Washington has not officially informed Jerusalem of the cut. The assumption is that the announcement, and the decision over the exact extent of the cut, will come only after Barack Obama is sworn in as president next Tuesday.

Israel has used about $4.4 billion of the $9 billion in loan guarantees extended by the U.S. in 2003 in the wake of the war in Iraq and to help shore up the Israeli economy. The guarantees have assumed greater importance recently in light of the global economic crisis and the Finance Ministry intention to use the guarantees to secure foreign loans to help pay for the expected government budget deficit.

The loan guarantees arrangement specifies that the U.S. will reduce the guarantees by the amount the Israeli government spends on settlements in the West Bank. The U.S. embassy in Tel Aviv monitors that spending and the administration informs Jerusalem of the amount it is holding back from the guarantees.

In the past two years no such announcement was made, but in unofficial talks held recently U.S. officials indicated that the cut would be about $1 billion.

Prime Minister Ehud Olmert considered asking President George W. Bush to forgive all or part of the reduction, but no such request was made in the end, in part because Washington did not inform Jerusalem about a reduction in the guarantees.

The extent of the cut is subject to political influence.
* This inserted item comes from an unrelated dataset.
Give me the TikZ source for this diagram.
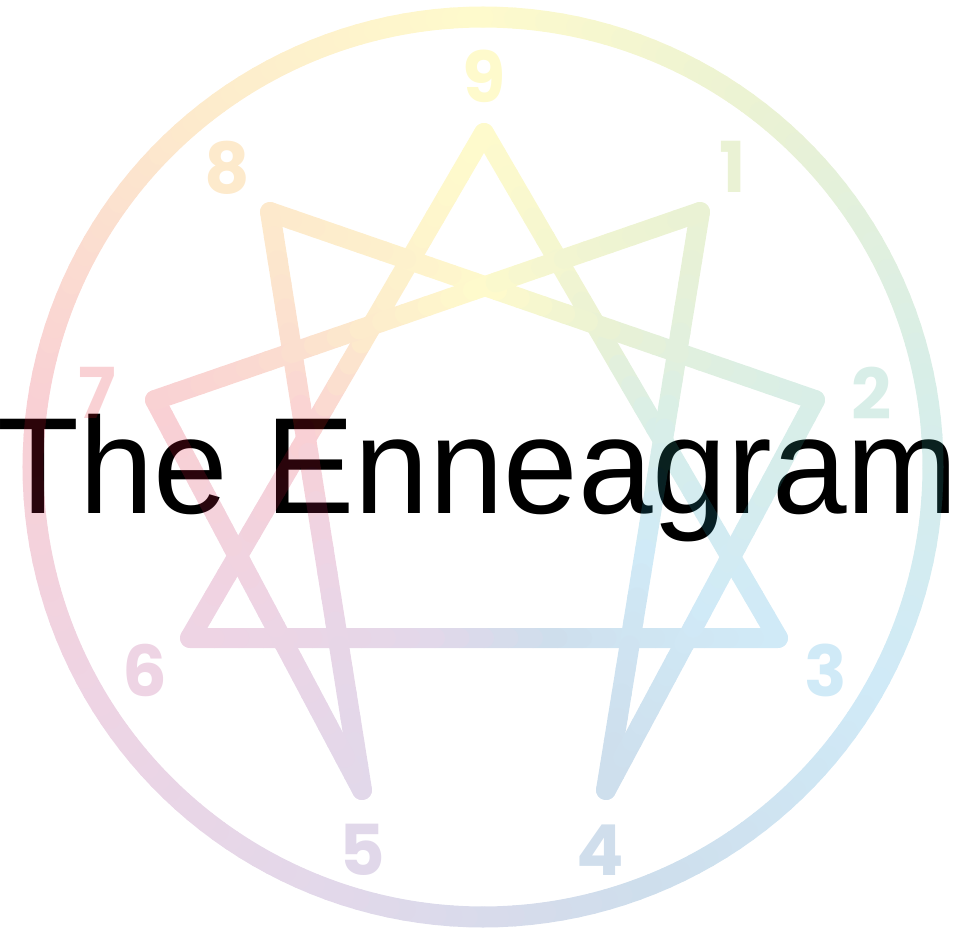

In the 1990s, under the previous guarantees arrangement, then prime minister Yitzhak Rabin succeeded in convincing Washington not to include the construction of the various bypass roads in the West Bank (allowing Jewish settlers to avoid Palestinian populations) as "investment in the settlements." He explained that although the roads lead to the settlements, they would also benefit the Palestinians. The administration of Bill Clinton, seeking to encourage Israel toward progress in the Oslo Accords process, accepted the request. In the end, $800 million to $900 million was cut from loan guarantees totaling $10 billion.

The assessment now is that the Obama administration will weigh the political situation carefully before deciding on a cut to the guarantees and may try to link it with Israeli measures beyond the Green Line.